The biggest difference between Seattle’s offense last year and this year is the loss of Doug Baldwin. He had been Russell Wilson’s top receiver since Wilson was a rookie and had blossomed into one of the NFL’s premier wide receivers. Seattle used three picks in the 2019 NFL Draft on the wide receiver position, so it looks like the are taking finding a replacement for Baldwin seriously. The offense is more than just one wide receiver though, and the offensive line, running backs, tight ends and quarterbacks are just as responsible for the success of the offense. Going into the 2019 training camps I have three bold predictions for the Seahawks’ offense this year.
Seahawks rush for more yards than 2018
In 2018 Seattle rushed for 2,560 yards as a team. I think they will get that many from Chris Carson, Rashaad Penny and Russell Wilson. Carson looks like he is ready for another big year and his blend of elusiveness and power could lead to a 1,200-yard season for Seattle. Seahawk fans saw flashes of his talent in 2017 before he got injured and missed most of the season. Than in 2018 he showed the rest of the NFL how good he was with over 1,150 rushing yards and nine touchdowns.
Penny chipped in with almost 500 yards and two touchdowns on less than 200 touches in his debut season. I expect him to get the ball more, especially since Mike Davis has gone to Chicago. Penny should rush for around 900 yards in 2019 with his increased usage. He has more speed and a little more shiftiness than Carson does, so he might pick up more slack in the passing game and on third downs.
This leaves around 400 yards for Wilson to pick up on scrambles and designed runs.

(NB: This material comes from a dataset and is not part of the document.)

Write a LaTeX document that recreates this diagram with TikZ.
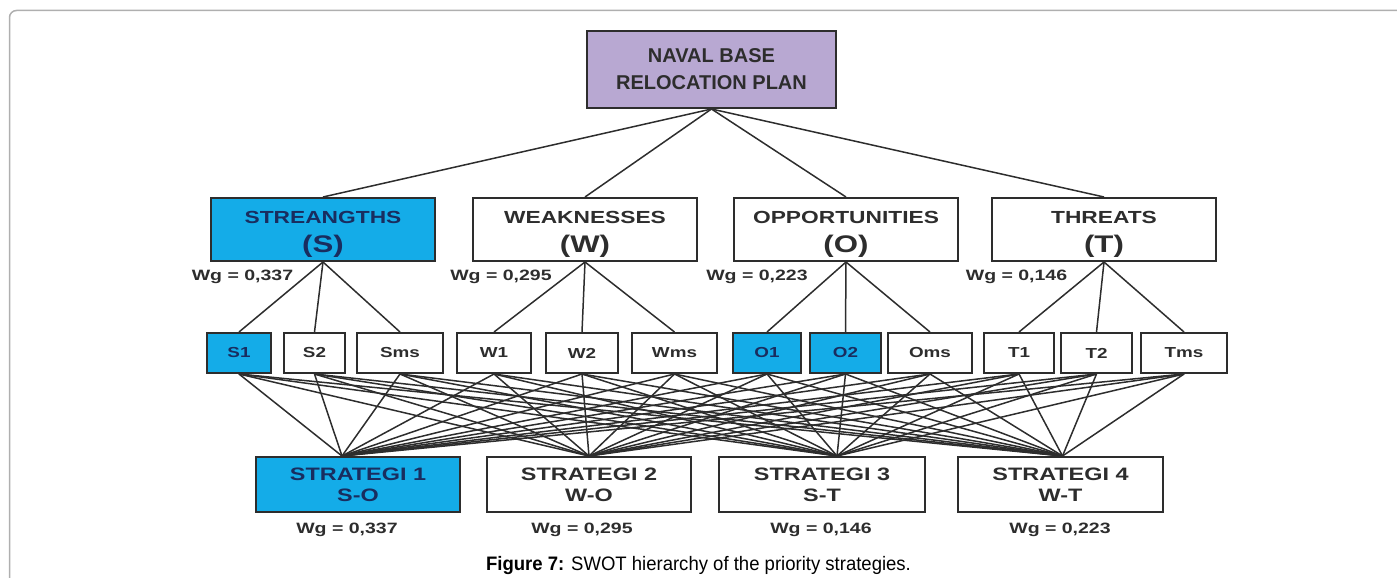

This might sound like a lot, but Wilson has rushed for at least 400 yards in five of his seven pro seasons. So, if Penny and Carson can keep up their side of the bargain I could see this offense beating last years’ total. And this is without any other players getting any carries in the run game.

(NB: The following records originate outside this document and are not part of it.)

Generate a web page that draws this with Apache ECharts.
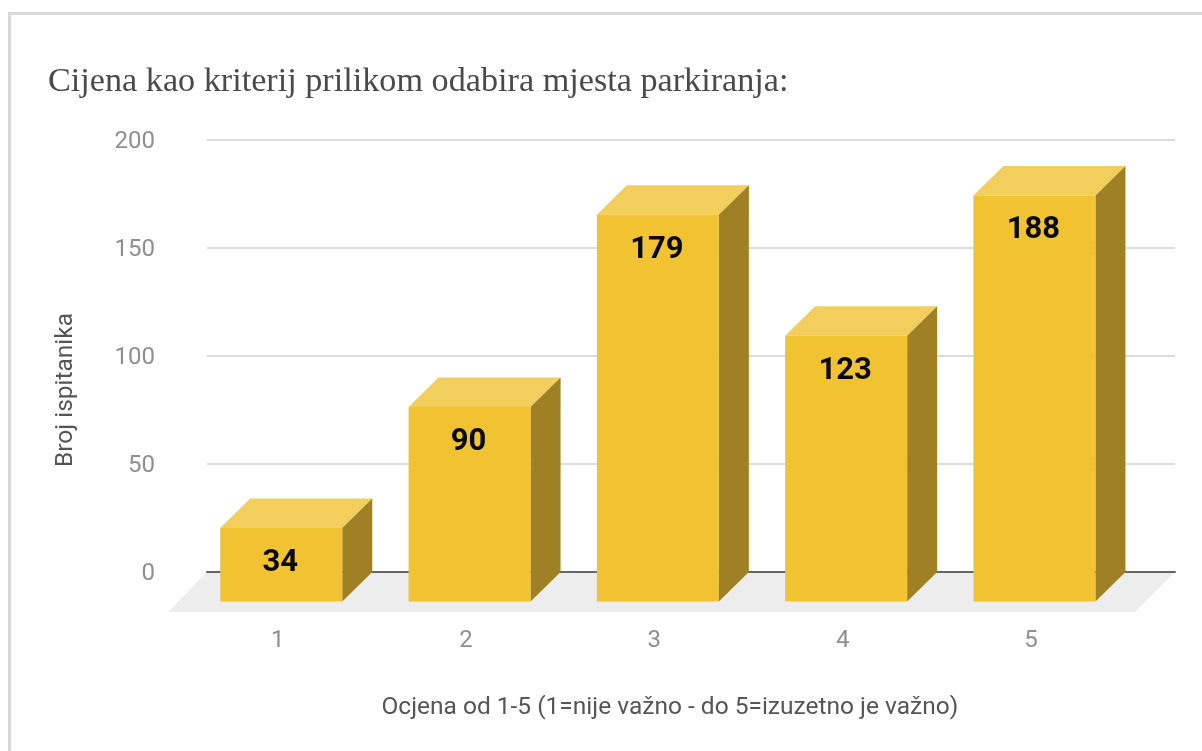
<!DOCTYPE html>
<html><head><meta charset="utf-8">
<style>html,body{margin:0;padding:0;background:#fff;width:1202px;height:751px;overflow:hidden}
#c{position:absolute;left:0;top:0;width:1202px;height:751px}
#frame{position:absolute;left:8px;top:12px;right:0;bottom:0;border-left:3px solid #d9d9d9;border-top:3px solid #d9d9d9;pointer-events:none}</style>
<script src="https://cdn.jsdelivr.net/npm/echarts@6/dist/echarts.min.js"></script>
</head><body><div id="c"></div><div id="frame"></div>
<script>
var categories = ['1','2','3','4','5'];
var values = [34,90,179,123,188];
var titleText = 'Cijena kao kriterij prilikom odabira mjesta parkiranja:';
var xName = 'Ocjena od 1-5 (1=nije važno - do 5=izuzetno je važno)';
var yName = 'Broj ispitanika';
var chart = echarts.init(document.getElementById('c'), null, {renderer:'canvas'});
var DX = 30, DY = 29.5, BW = 122, SHIFT = 3.5;
function renderBar(params, api){
  var p = api.coord([api.value(0), api.value(1)]);
  var zero = api.coord([api.value(0), 0]);
  var fl = p[0] + SHIFT - BW/2, fr = fl + BW;
  var ft = p[1] + DY, fb = zero[1] + DY;
  var br = fr + DX, bl = fl + DX, bt = p[1], bb = zero[1];
  return {type:'group', children:[
    {type:'polygon', shape:{points:[[fl,ft],[bl,bt],[br,bt],[fr,ft]]}, style:{fill:'#f2ce5c'}},
    {type:'polygon', shape:{points:[[fr,ft],[br,bt],[br,bb],[fr,fb]]}, style:{fill:'#9f8024'}},
    {type:'rect', shape:{x:fl,y:ft,width:BW,height:fb-ft}, style:{fill:'#f1c232'}},
    {type:'text', x:(fl+fr)/2-1, y:ft+35, style:{text:String(api.value(1)), fill:'#0a0a0a',
      font:'bold 31px Roboto', textAlign:'center', textVerticalAlign:'middle'}}
  ]};
}
function renderFloor(params, api){
  var cs = params.coordSys, y = cs.y + cs.height, x = cs.x, r = cs.x + cs.width;
  return {type:'polygon', shape:{points:[[x,y],[r,y],[r-40,y+40],[x-39,y+40]]}, style:{fill:'#ededed'}};
}
chart.setOption({
  animation:false,
  backgroundColor:'#fff',
  title:{text:titleText, left:43, top:60, textStyle:{fontFamily:'Liberation Serif', fontSize:34.2, fontWeight:'normal', color:'#4a4a4a'}},
  grid:[
    {left:207, right:27, top:140, bottom:179},
    {left:183.6, width:941.5, top:140, bottom:179}
  ],
  xAxis:[
    {type:'category', gridIndex:0, data:categories, z:1, axisLine:{show:true, lineStyle:{color:'#666', width:2}}, axisTick:{show:false}, axisLabel:{show:false}, splitLine:{show:false}},
    {type:'category', gridIndex:1, data:categories, axisLine:{show:false}, axisTick:{show:false}, axisLabel:{margin:57, fontFamily:'Roboto', fontSize:24, color:'#8f8f8f'},
      name:xName, nameLocation:'middle', nameGap:123, nameTextStyle:{fontFamily:'Roboto', fontSize:24.5, color:'#555', padding:[0,0,0,31]}}
  ],
  yAxis:[
    {type:'value', gridIndex:0, min:0, max:200, interval:50, axisLine:{show:false}, axisTick:{show:false},
      axisLabel:{margin:52, fontFamily:'Roboto', fontSize:24, color:'#8f8f8f', verticalAlign:'top', lineHeight:4}, splitLine:{lineStyle:{color:'#dcdcdc', width:2}},
      name:yName, nameLocation:'middle', nameGap:129, nameRotate:90, nameTextStyle:{fontFamily:'Roboto', fontSize:24.5, color:'#555', padding:[0,68,0,0]}},
    {type:'value', gridIndex:1, min:0, max:200, interval:50, show:false}
  ],
  series:[
    {type:'custom', name:'floor', xAxisIndex:0, yAxisIndex:0, z:0, clip:false, silent:true, data:[[0,0]], encode:{x:0,y:1}, renderItem:renderFloor},
    {type:'custom', name:'Broj ispitanika', xAxisIndex:1, yAxisIndex:1, z:3, clip:false, data:categories.map(function(c,i){return [i,values[i]];}), encode:{x:0,y:1}, renderItem:renderBar}
  ]
});
</script></body></html>
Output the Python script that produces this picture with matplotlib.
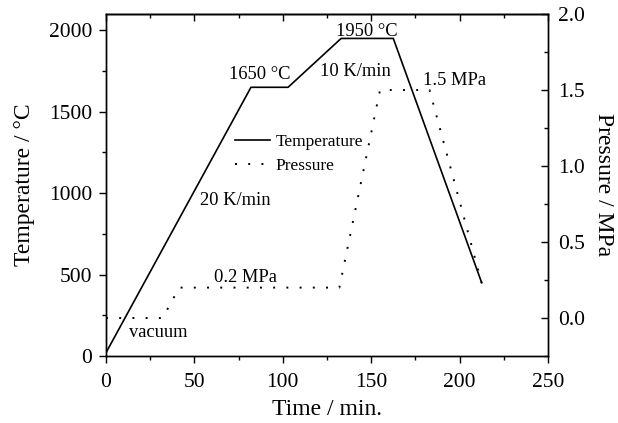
import matplotlib
matplotlib.use('Agg')
import matplotlib.pyplot as plt
from matplotlib.ticker import MultipleLocator

plt.rcParams['font.family'] = ['Liberation Serif', 'DejaVu Serif']

# heating program
temp_time = [0, 82, 103, 133, 162.5, 212.5]
temp_vals = [20, 1650, 1650, 1950, 1950, 450]

press_time = [0, 32, 41.5, 132, 155, 183, 212.5]
press_vals = [0.0, 0.0, 0.2, 0.2, 1.5, 1.5, 0.23]

notes = ['1650 °C', '1950 °C', '10 K/min', '1.5 MPa', '20 K/min', '0.2 MPa', 'vacuum']
note_x = [87, 147.5, 141, 197, 73, 79, 29.5]
note_y = [1730, 1994, 1744, 1693, 957, 479, 147]

fig = plt.figure(figsize=(6.18, 4.23), dpi=100)
ax = fig.add_axes([0.1715, 0.1584, 0.7152, 0.8085])
ax2 = ax.twinx()

l1, = ax.plot(temp_time, temp_vals, color='black', lw=1.2, label='Temperature')
l2, = ax2.plot(press_time, press_vals, color='black', lw=1.4,
               linestyle=(0, (1, 5.8)), label='Pressure')

ax.set_xlim(0, 250)
ax.set_ylim(0, 2100)
ax2.set_ylim(-0.25, 2.0)

ax.xaxis.set_major_locator(MultipleLocator(50))
ax.xaxis.set_minor_locator(MultipleLocator(25))
ax.yaxis.set_major_locator(MultipleLocator(500))
ax.yaxis.set_minor_locator(MultipleLocator(250))
ax2.yaxis.set_major_locator(MultipleLocator(0.5))
ax2.yaxis.set_minor_locator(MultipleLocator(0.25))

ax.tick_params(which='major', direction='out', length=5, width=1, labelsize=15.5, pad=5)
ax.tick_params(axis='x', which='major', pad=7.5)
ax.tick_params(which='minor', direction='out', length=3, width=1)
ax2.tick_params(which='major', direction='in', length=5, width=1, labelsize=15.5, pad=7)
ax2.tick_params(which='minor', direction='in', length=3, width=1)

top = ax.secondary_xaxis('top')
top.xaxis.set_major_locator(MultipleLocator(50))
top.xaxis.set_minor_locator(MultipleLocator(25))
top.tick_params(which='major', direction='in', length=5, width=1, labeltop=False)
top.tick_params(which='minor', direction='in', length=3, width=1)

for a in (ax, ax2):
    for s in a.spines.values():
        s.set_linewidth(1.0)
top.spines['top'].set_linewidth(1.0)

ax.set_xlabel('Time / min.', fontsize=17, labelpad=5)
ax.set_ylabel('Temperature / °C', fontsize=17, labelpad=10)
ax2.set_ylabel('Pressure / MPa', fontsize=17, rotation=270, labelpad=21)

for txt, x, y in zip(notes, note_x, note_y):
    ax.text(x, y, txt, fontsize=13.3, ha='center', va='center')

ax2.legend(handles=[l1, l2], loc='center left', bbox_to_anchor=(0.292, 0.590),
           frameon=False, fontsize=12.5, handlelength=2.0, handletextpad=0.35,
           borderpad=0, borderaxespad=0, labelspacing=0.45)

fig.savefig('out.png', dpi=100)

Tyler Lockett scores 15 touchdowns
With Baldwin gone, Lockett is the top playmaker for Seattle’s passing game. Wilson and he have a great chemistry on deep balls and double moves which they used to great effect last year. When Wilson targeted Lockett in 2018 they had a perfect passer rating. Which essentially means good things happen when Wilson looks Lockett’s way. Lockett is going to attract more attention and possibly double teams from opposing teams now that Baldwin is not taking up their attention.
I think Lockett will get more than 1,000 yards receiving and 11 touchdowns through the air. This means he is going to need to score some touchdowns in other ways to reach my goal. I think Seattle will use him more in the running game with reverses and jet sweeps. And he is so good with the ball in his hands I think he can score a few touchdowns this way. He is also a very dangerous return man who has shown he can score on both punt and kick returns. His speed and elusiveness make him a threat in the open field and he has shown improved hands throughout his entire career.

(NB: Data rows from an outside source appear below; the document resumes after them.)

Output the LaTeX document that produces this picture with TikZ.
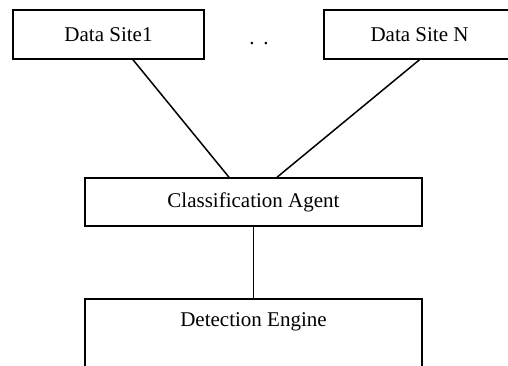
\documentclass[tikz,border=0pt]{standalone}
\usepackage{fontspec}
\setmainfont{Liberation Serif}
\begin{document}
\begin{tikzpicture}[x=1pt,y=-1pt,
  box/.style={draw, line width=1.5pt, inner sep=0pt},
  lbl/.style={font=\fontsize{21}{25}\selectfont, inner sep=0pt},
  link/.style={line width=1.5pt}]
\useasboundingbox (0,0) rectangle (508,366);
\clip (0,0) rectangle (508,366);
% data sites
\node[box, minimum width=191pt, minimum height=49pt] (s1) at (108.5,34.5) {};
\node[lbl] (s1t) at (s1) {Data Site1};
\node[box, minimum width=191pt, minimum height=49pt] (sn) at (419.5,34.5) {};
\node[lbl] (snt) at (sn) {Data Site N};
\node[lbl] (dots) at (259,43.5) {.\hspace{9pt}.};
% classification agent
\node[box, minimum width=337pt, minimum height=48pt] (ca) at (253.5,202) {};
\node[lbl] (cat) at (ca) {Classification Agent};
% detection engine, running past the lower edge
\node[box, minimum width=337pt, minimum height=120pt, anchor=north] (de) at (253.5,298) {};
\node[lbl] (det) at (253.5,322) {Detection Engine};
% connectors
\draw[link] ([xshift=24.5pt]s1.south) -- ([xshift=-24.5pt]ca.north);
\draw[link] (sn.south) -- ([xshift=23.5pt]ca.north);
\draw[link] (ca.south) -- (de.north);
\end{tikzpicture}
\end{document}
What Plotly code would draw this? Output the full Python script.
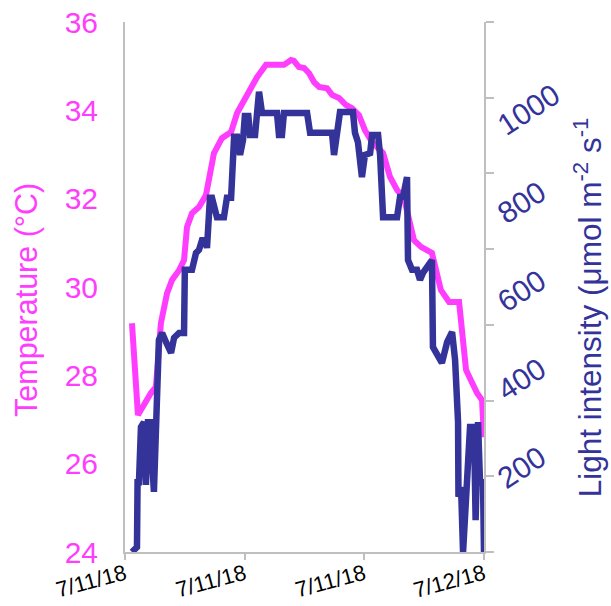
import plotly.graph_objects as go
from datetime import datetime, timedelta

# ---- data ----
x_tick_hours = [6, 12, 18, 24]
x_tick_labels = ["7/11/18", "7/11/18", "7/11/18", "7/12/18"]

temp_hours = [6.35, 6.65, 7.30, 7.55, 7.80, 8.11, 8.36, 8.71, 8.96, 9.11, 9.36, 9.71,
              10.06, 10.31, 10.46, 10.86, 11.32, 11.62, 11.97, 12.32, 12.62, 13.07,
              13.97, 14.32, 14.47, 14.72, 14.98, 15.23, 15.48, 15.73, 16.13, 16.38,
              16.73, 17.08, 17.38, 17.73, 18.03, 18.39, 18.94, 19.29, 19.64, 19.99,
              20.49, 20.84, 21.39, 21.84, 22.25, 22.75, 23.10, 23.65, 23.90, 24.00]
temp_c = [29.18, 27.10, 27.60, 27.74, 29.18, 29.86, 30.16, 30.38, 30.61, 31.36, 31.67, 31.81,
          32.08, 32.58, 33.03, 33.37, 33.51, 33.94, 34.23, 34.57, 34.75, 35.03,
          35.03, 35.14, 35.12, 34.98, 34.96, 34.84, 34.64, 34.53, 34.50, 34.35,
          34.28, 34.12, 34.05, 33.89, 33.55, 33.28, 33.03, 32.49, 32.20, 32.01,
          31.06, 30.91, 30.77, 29.93, 29.66, 29.66, 28.12, 27.60, 27.44, 26.60]

light_hours = [6.35, 6.60, 6.63, 6.70, 6.80, 6.95, 7.05, 7.15, 7.25, 7.45, 7.70, 7.86,
               8.06, 8.31, 8.46, 8.71, 8.96, 9.00, 9.36, 9.56, 9.71, 9.86, 10.06, 10.11,
               10.26, 10.36, 10.61, 10.96, 11.11, 11.32, 11.47, 11.62, 11.77, 11.92,
               12.02, 12.10, 12.17, 12.27, 12.52, 12.72, 12.87, 13.62, 13.72, 13.87,
               13.97, 15.13, 15.28, 16.38, 16.48, 16.63, 16.78, 17.43, 17.53, 17.68,
               17.88, 18.03, 18.29, 18.39, 18.69, 18.79, 18.94, 19.64, 19.79, 19.94,
               20.14, 20.19, 20.39, 20.64, 20.79, 20.94, 21.39, 21.44, 21.64, 21.89,
               22.15, 22.40, 22.55, 22.70, 22.72, 22.85, 22.95, 23.15, 23.30, 23.50,
               23.58, 23.70, 23.80, 23.95, 24.00]
light_umol = [0, 11, 158, 158, 283, 294, 152, 294, 294, 136, 480, 496,
              475, 451, 485, 496, 496, 639, 639, 677, 684, 706, 706, 688,
              802, 802, 758, 758, 802, 802, 940, 940, 899, 933,
              994, 944, 994, 944, 944, 1042, 994, 994, 944, 944,
              994, 994, 949, 949, 899, 949, 996, 996, 949, 928,
              849, 899, 903, 944, 944, 899, 758, 758, 804, 804,
              849, 661, 639, 639, 616, 632, 661, 464, 446, 428,
              475, 498, 435, 294, 125, 147, 0, 147, 283, 283,
              72, 294, 158, 158, 0]

temp_ticks = [24, 26, 28, 30, 32, 34, 36]
light_ticks = [200, 400, 600, 800, 1000]

# ---- figure ----
base = datetime(2018, 7, 11)


def to_time(hours):
    return [base + timedelta(hours=h) for h in hours]


MAGENTA = "#ff3dff"
NAVY = "#333399"
GRAY = "#bfbfbf"
FONT = "Liberation Sans, Arial, sans-serif"

fig = go.Figure()
fig.add_trace(go.Scatter(x=to_time(temp_hours), y=temp_c, mode="lines",
                         line=dict(color=MAGENTA, width=6), yaxis="y"))
fig.add_trace(go.Scatter(x=[], y=[], yaxis="y2", mode="lines", showlegend=False))
fig.add_trace(go.Scatter(x=to_time(light_hours), y=light_umol, mode="lines",
                         line=dict(color=NAVY, width=6.5), yaxis="y3"))

fig.update_layout(
    width=611, height=606,
    margin=dict(l=125, r=127, t=22, b=54, autoexpand=False),
    paper_bgcolor="white", plot_bgcolor="white",
    showlegend=False,
    font=dict(family=FONT),
    xaxis=dict(type="date", range=[base + timedelta(hours=6), base + timedelta(hours=24)],
               tickvals=to_time(x_tick_hours), ticktext=x_tick_labels, automargin=False,
               tickangle=-15, ticks="outside", ticklen=6, tickwidth=2, tickcolor=GRAY,
               showline=True, linecolor=GRAY, linewidth=2, showgrid=False, zeroline=False,
               tickfont=dict(size=22, color="black"), ticklabelstandoff=-7),
    yaxis=dict(range=[24, 36], tickvals=temp_ticks, ticks="", showline=True, automargin=False,
               linecolor=GRAY, linewidth=2, showgrid=False, zeroline=False,
               tickfont=dict(size=30, color=MAGENTA), ticklabelstandoff=19),
    yaxis2=dict(overlaying="y", side="right", range=[0, 1400], dtick=200, tick0=0,
                ticks="outside", ticklen=8, tickwidth=2, tickcolor=GRAY, automargin=False,
                showticklabels=False, showline=True, linecolor=GRAY, linewidth=2,
                showgrid=False, zeroline=False),
    yaxis3=dict(overlaying="y", side="right", range=[0, 1200], tickvals=light_ticks,
                ticks="", showline=False, showgrid=False, zeroline=False, automargin=False,
                tickangle=-33, tickfont=dict(size=30, color=NAVY),
                ticklabelstandoff=13, ticklabelshift=18),
    annotations=[
        dict(text="Temperature (°C)", textangle=-90, xref="paper", yref="paper",
             x=-0.273, y=0.4755, xanchor="center", yanchor="middle", showarrow=False,
             font=dict(size=30.5, color=MAGENTA)),
        dict(text="Light intensity (μmol m<sup>-2</sup> s<sup>-1</sup>", textangle=-90,
             xref="paper", yref="paper", x=1.29, y=0.462, xanchor="center",
             yanchor="middle", showarrow=False, font=dict(size=31.5, color=NAVY)),
    ],
)

fig.write_html("out.html", config={"displayModeBar": False},
               post_script="document.body.style.margin='0';")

Rookie wide receivers combine for 100 catches
Seattle grabbed several rookie wide receivers in the 2019 NFL Draft to help with Baldwin’s departure and to create competition with the veterans. The biggest names are D.K. Metcalf, Gary Jennings and John Ursua. Metcalf brings speed, power and physical attributes to the squad. He looks like the consensus pick for top rookie wide receiver for Seattle. He will probably be used as a jump ball and physical receiver, and they will wait until the defensive backs start to creep up and then they send Metcalf deep and he uses his great size and speed to win the ball downfield. I think he ends up with 50 catches this year.
Gary Jennings is also a guy known for his size and speed. He is a little smaller than Metcalf, but he is just as fast, according to their 40-yard dash times. His route running, and positioning helped him have a great year for West Virginia in 2018 and Seattle hopes to use him in the slot and create mismatches there. If used correctly, I think Jennings ends up with 20 catches.
Ursua is a wild card. He had good numbers and caught a lot of balls in his career at Hawai’i, but they were an air raid offense and they played lower competition than bigger schools. He doesn’t have great straight-line speed, but he is quicker than he is fast and has a knack for getting open. He has the most suspect hands of the bunch, but Seattle really liked him, so look for them to get him into the lineup early and often. I think he can end the year with 30 catches for Seattle.